He Didn’t Get It. Do We?

( A commentary on Matthew 26: 14-25)

The Body is Weak
Daily Reflection – 3/31/2021

Sacred Scripture

Then one of the twelve, who was called Judas Iscariot, went to the chief priests 15 and said, “What will you give me if I deliver him to you?” And they paid him thirty pieces of silver. And from that moment he sought an opportunity to betray him. Now on the first day of Unleavened Bread the disciples came to Jesus, saying, “Where will you have us prepare for you to eat the Passover?” He said, “Go into the city to a certain one, and say to him, `The Teacher says, My time is at hand; I will keep the Passover at your house with my disciples.'”  And the disciples did as Jesus had directed them, and they prepared the Passover. When it was evening, he sat at table with the twelve disciples; and as they were eating, he said, “Truly, I say to you, one of you will betray me.” And they were very sorrowful, and began to say to him one after another, “Is it I, Lord?” He answered, “He who has dipped his hand in the dish with me, will betray me. The Son of man goes as it is written of him, but woe to that man by whom the Son of man is betrayed! It would have been better for that man if he had not been born.” Judas, who betrayed him, said, “Is it I, Master?” He said to him, “You have said so.” (Matthew 26:14-25)

Reflection

Much has been written about the motivation of Judas to betray Jesus Christ.
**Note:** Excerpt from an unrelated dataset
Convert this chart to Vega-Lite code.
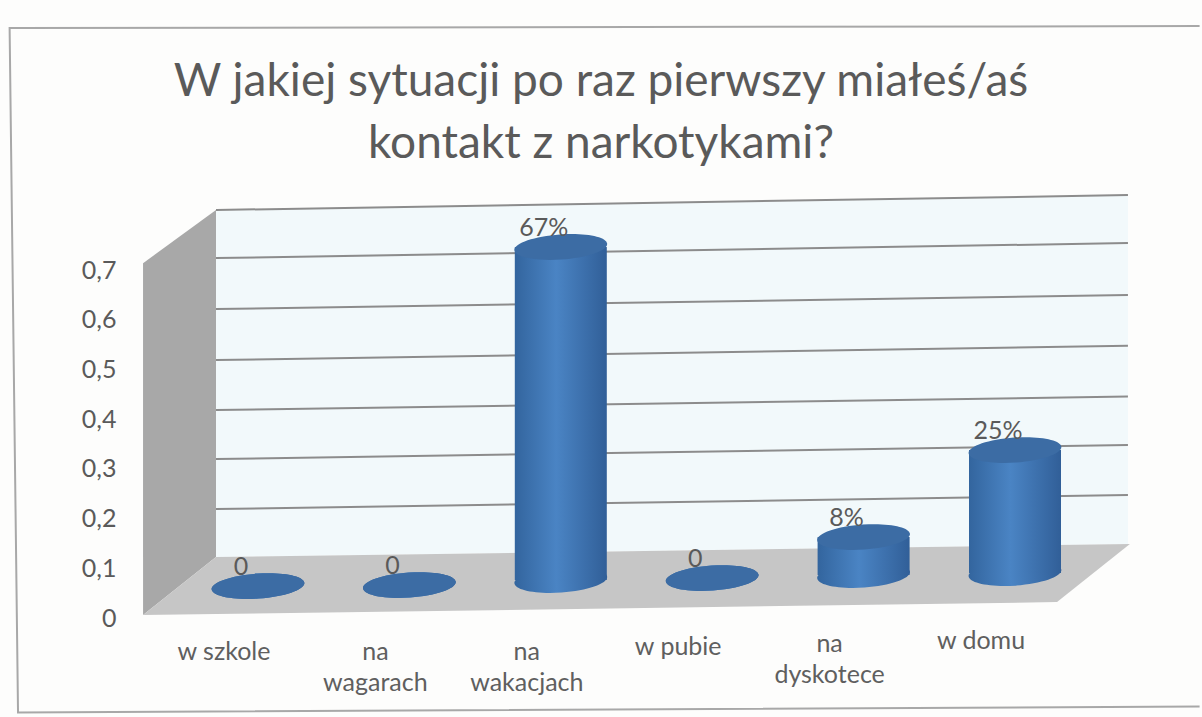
{
"$schema":"https://vega.github.io/schema/vega-lite/v6.json",
"width":1202,"height":717,"autosize":{"type":"none"},"padding":0,"background":"#fdfdfc",
"title":{"text":["W jakiej sytuacji po raz pierwszy miałeś/aś","kontakt z narkotykami?"],"font":"Lato","fontSize":46,"fontWeight":"normal","color":"#5a5a5a","anchor":"middle","frame":"group","offset":-168,"lineHeight":62},
"config":{"view":{"stroke":null},"text":{"font":"Lato"}},
"datasets":{
"cats":[
{"category":"w szkole","value":0,"floor":0.0644,"top":0.0644,"label":"0","caption":"w szkole","captionAt":-0.045},
{"category":"na wagarach","value":0,"floor":0.0664,"top":0.0664,"label":"0","caption":"na\nwagarach","captionAt":-0.045},
{"category":"na wakacjach","value":0.67,"floor":0.0765,"top":0.7465,"label":"67%","caption":"na\nwakacjach","captionAt":-0.045},
{"category":"w pubie","value":0,"floor":0.0805,"top":0.0805,"label":"0","caption":"w pubie","captionAt":-0.035},
{"category":"na dyskotece","value":0.08,"floor":0.0865,"top":0.163,"label":"8%","caption":"na\ndyskotece","captionAt":-0.027},
{"category":"w domu","value":0.25,"floor":0.0905,"top":0.338,"label":"25%","caption":"w domu","captionAt":-0.021}],
"leftWall":[{"across":11.9,"upper":0.714,"lower":0.006},{"across":17.97,"upper":0.821,"lower":0.1227}],
"backWall":[{"across":17.97,"upper":0.821,"lower":0.1227},{"across":93.84,"upper":0.851,"lower":0.1489}],
"floorPlane":[{"across":11.9,"upper":0.006,"lower":0.006},{"across":17.97,"upper":0.1227,"lower":0.008},{"across":87.94,"upper":0.1469,"lower":0.0322},{"across":94.0,"upper":0.1489,"lower":0.1489}],
"grid":[
{"line":"0,2","across":17.97,"level":0.2193},{"line":"0,2","across":93.84,"level":0.2475},
{"line":"0,3","across":17.97,"level":0.3199},{"line":"0,3","across":93.84,"level":0.3481},
{"line":"0,4","across":17.97,"level":0.4185},{"line":"0,4","across":93.84,"level":0.4457},
{"line":"0,5","across":17.97,"level":0.5191},{"line":"0,5","across":93.84,"level":0.5481},
{"line":"0,6","across":17.97,"level":0.6217},{"line":"0,6","across":93.84,"level":0.6499},
{"line":"0,7","across":17.97,"level":0.7243},{"line":"0,7","across":93.84,"level":0.7545},
{"line":"top","across":17.97,"level":0.821},{"line":"top","across":93.84,"level":0.851}],
"frame":[
{"step":1,"across":99.8,"level":1.191},
{"step":2,"across":0.8,"level":1.187},
{"step":3,"across":1.5,"level":-0.19},
{"step":4,"across":99.8,"level":-0.178}]
},
"layer":[
{"data":{"name":"frame"},"mark":{"type":"line","stroke":"#a8a8a8","strokeWidth":2},
 "encoding":{"x":{"field":"across","type":"quantitative","scale":{"domain":[0,100],"range":[0,1202]},"axis":null},
 "y":{"field":"level","type":"quantitative","scale":{"domain":[-0.199,1.2435],"range":[717,0],"nice":false,"zero":false},"axis":{"orient":"left","offset":-116,"values":[0,0.1,0.2,0.3,0.4,0.5,0.6,0.7],"labelExpr":"replace(datum.label,'.',',')","format":".1~f","domain":false,"ticks":false,"grid":false,"labelPadding":0,"labelFont":"Lato","labelFontSize":25,"labelColor":"#5a5a5a","title":null}},
 "order":{"field":"step"}}},
{"data":{"name":"leftWall"},"mark":{"type":"area","color":"#a8a8a8","line":false},
 "encoding":{"x":{"field":"across","type":"quantitative","scale":{"domain":[0,100],"range":[0,1202]},"axis":null},"y":{"field":"upper","type":"quantitative","stack":null,"scale":{"domain":[-0.199,1.2435],"range":[717,0],"nice":false,"zero":false},"axis":null},"y2":{"field":"lower"}}},
{"data":{"name":"backWall"},"mark":{"type":"area","color":"#f2f9fb"},
 "encoding":{"x":{"field":"across","type":"quantitative","scale":{"domain":[0,100],"range":[0,1202]},"axis":null},"y":{"field":"upper","type":"quantitative","stack":null,"scale":{"domain":[-0.199,1.2435],"range":[717,0],"nice":false,"zero":false},"axis":null},"y2":{"field":"lower"}}},
{"data":{"name":"floorPlane"},"mark":{"type":"area","color":"#c6c6c6"},
 "encoding":{"x":{"field":"across","type":"quantitative","scale":{"domain":[0,100],"range":[0,1202]},"axis":null},"y":{"field":"upper","type":"quantitative","stack":null,"scale":{"domain":[-0.199,1.2435],"range":[717,0],"nice":false,"zero":false},"axis":null},"y2":{"field":"lower"}}},
{"data":{"name":"grid"},"mark":{"type":"line","stroke":"#8c8c8c","strokeWidth":2},
 "encoding":{"x":{"field":"across","type":"quantitative","scale":{"domain":[0,100],"range":[0,1202]},"axis":null},"y":{"field":"level","type":"quantitative","scale":{"domain":[-0.199,1.2435],"range":[717,0],"nice":false,"zero":false},"axis":null},"detail":{"field":"line"}}},
{"data":{"name":"cats"},
 "encoding":{"x":{"field":"category","type":"nominal","sort":null,"scale":{"type":"point","domain":["w szkole","na wagarach","na wakacjach","w pubie","na dyskotece","w domu"],"range":[258,1015],"padding":0},"axis":null}},
 "layer":[
 {"mark":{"type":"point","filled":true,"opacity":1,"size":8649,"angle":356,"color":{"gradient":"linear","x1":0,"y1":0,"x2":1,"y2":0,"stops":[{"offset":0,"color":"#33659e"},{"offset":0.45,"color":"#4a84c4"},{"offset":1,"color":"#315f98"}]},"shape":"M-1,0A1,0.27 0 1,0 1,0A1,0.27 0 1,0 -1,0Z"},
  "encoding":{"y":{"field":"floor","type":"quantitative","scale":{"domain":[-0.199,1.2435],"range":[717,0],"nice":false,"zero":false},"axis":null}}},
 {"transform":[{"filter":"datum.value>0"}],"mark":{"type":"bar","size":92,"color":{"gradient":"linear","x1":0,"y1":0,"x2":1,"y2":0,"stops":[{"offset":0,"color":"#33659e"},{"offset":0.45,"color":"#4a84c4"},{"offset":1,"color":"#315f98"}]}},
  "encoding":{"y":{"field":"top","type":"quantitative","scale":{"domain":[-0.199,1.2435],"range":[717,0],"nice":false,"zero":false},"axis":null},"y2":{"field":"floor"}}},
 {"mark":{"type":"point","filled":true,"opacity":1,"size":8649,"angle":356,"color":"#3c6ca4","shape":"M-1,0A1,0.27 0 1,0 1,0A1,0.27 0 1,0 -1,0Z"},
  "encoding":{"y":{"field":"top","type":"quantitative","scale":{"domain":[-0.199,1.2435],"range":[717,0],"nice":false,"zero":false},"axis":null}}},
 {"mark":{"type":"text","font":"Lato","fontSize":25,"color":"#5a5a5a","dx":-17,"dy":-19},
  "encoding":{"y":{"field":"top","type":"quantitative","scale":{"domain":[-0.199,1.2435],"range":[717,0],"nice":false,"zero":false},"axis":null},"text":{"field":"label"}}},
 {"mark":{"type":"text","font":"Lato","fontSize":25,"color":"#5f5f5f","dx":-34,"baseline":"top","lineBreak":"\n","lineHeight":31},
  "encoding":{"y":{"field":"captionAt","type":"quantitative","scale":{"domain":[-0.199,1.2435],"range":[717,0],"nice":false,"zero":false},"axis":null},"text":{"field":"caption"}}}
 ],
 "resolve":{"axis":{"y":"independent"}}}
],
"resolve":{"scale":{"x":"independent"},"axis":{"y":"independent"}}
}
Truth is no one really knows. But it is reasonable to believe that Judas didn’t get it. He didn’t understand who Jesus was. How could anyone who had followed Jesus through these three years given up this man of love to these men of hate?

He had never really come to know him and his merciful love. He had totally missed the point of Jesus’ parables of the lost sheep, lost coin and lost son. He hadn’t grasped that when he called Peter and the others to forgive 70 times 7 times. Jesus reminded his listeners that God himself would do the same. Jesus told them and us that there was a better way.

Nothing, no person, no religion, no race, no ecosystem, no nation, no blade of grass was made without Word, Wisdom, Love.  Humanity is all one in the eye of the divine, as a river is one though made of many countless drops of water. The “way” of Christianity is to embody this love in all we do, see, think, believe – not superficially, sentimentally but in the actuality of life.

But what’s happened in these two millennia? What has to happened to us that this natural aptitude to feel the pain of the world, to “gentle its wounds” turns to hate? How do we miss the face of Christ, playing “in ten thousand places, lovely in limbs, lovely in eyes not his? What happened to our eyes that scared souls, wide-eyed children, crying mothers, desperate fathers, panicked young man, people fleeing persecution, Jewish worshipers, gay lovers appear to us as rapacious foreigners, inhuman monsters, terrorizing infidels? 

What’s happened? We too don’t get it . . . yet. We’d never lie if we thought our lie would cause Jesus’ crucifixion or someone else’s. We’d never steal if we knew that our theft would murder Jesus or murder someone else. We’d never neglect a needy person if we knew that as a direct result Jesus would die or that that Lazarus at our gates would die through our omission. But the spiritual reality is that our sins are really what led to Jesus’ death. He died to take away our betrayals, our infidelities, our iniquities.

Perhaps that is why Jesus cried out to the Father in his first words from the Cross, “Father, forgive them for they know not what they do.” We really don’t think our sinful choices through, because if we knew that our sins would crucify Jesus few of us would never choose them.

Prayer of The Day

“God our Father, we are exceedingly frail and indisposed to every virtuous and gallant undertaking. Strengthen our weakness, we beseech you, that we may do valiantly in this spiritual war; help us against our own negligence and cowardice, and defend us from the treachery of our unfaithful hearts; for Jesus Christ’s sake.” (Prayer of Thomas a Kempis)

Daily Note

We stand now in the midst of Jesus’ great moment of truth. In the events we recall this week, his whole life is summed up. A noisy parade into Jerusalem, followed by a mock public trial, and then the agony of an excruciating execution. In these acts the whole meaning of Christ’s life is revealed. And the meaning of yours and mine, too. Let us walk with him through his moment of truth, and watch and listen. Because if the way of the cross is the way of life and peace, we need to learn his way.

But as we look at the cross something strange begins to happen. We begin to sense that we aren’t alone in our moments of truth. We begin to see that he has gone before us and shown us the way. He spoke the truth, and lived it, and went even into death for it, lost even his sense of God’s closeness. But by staying there he opened the way for our forgiveness and healing.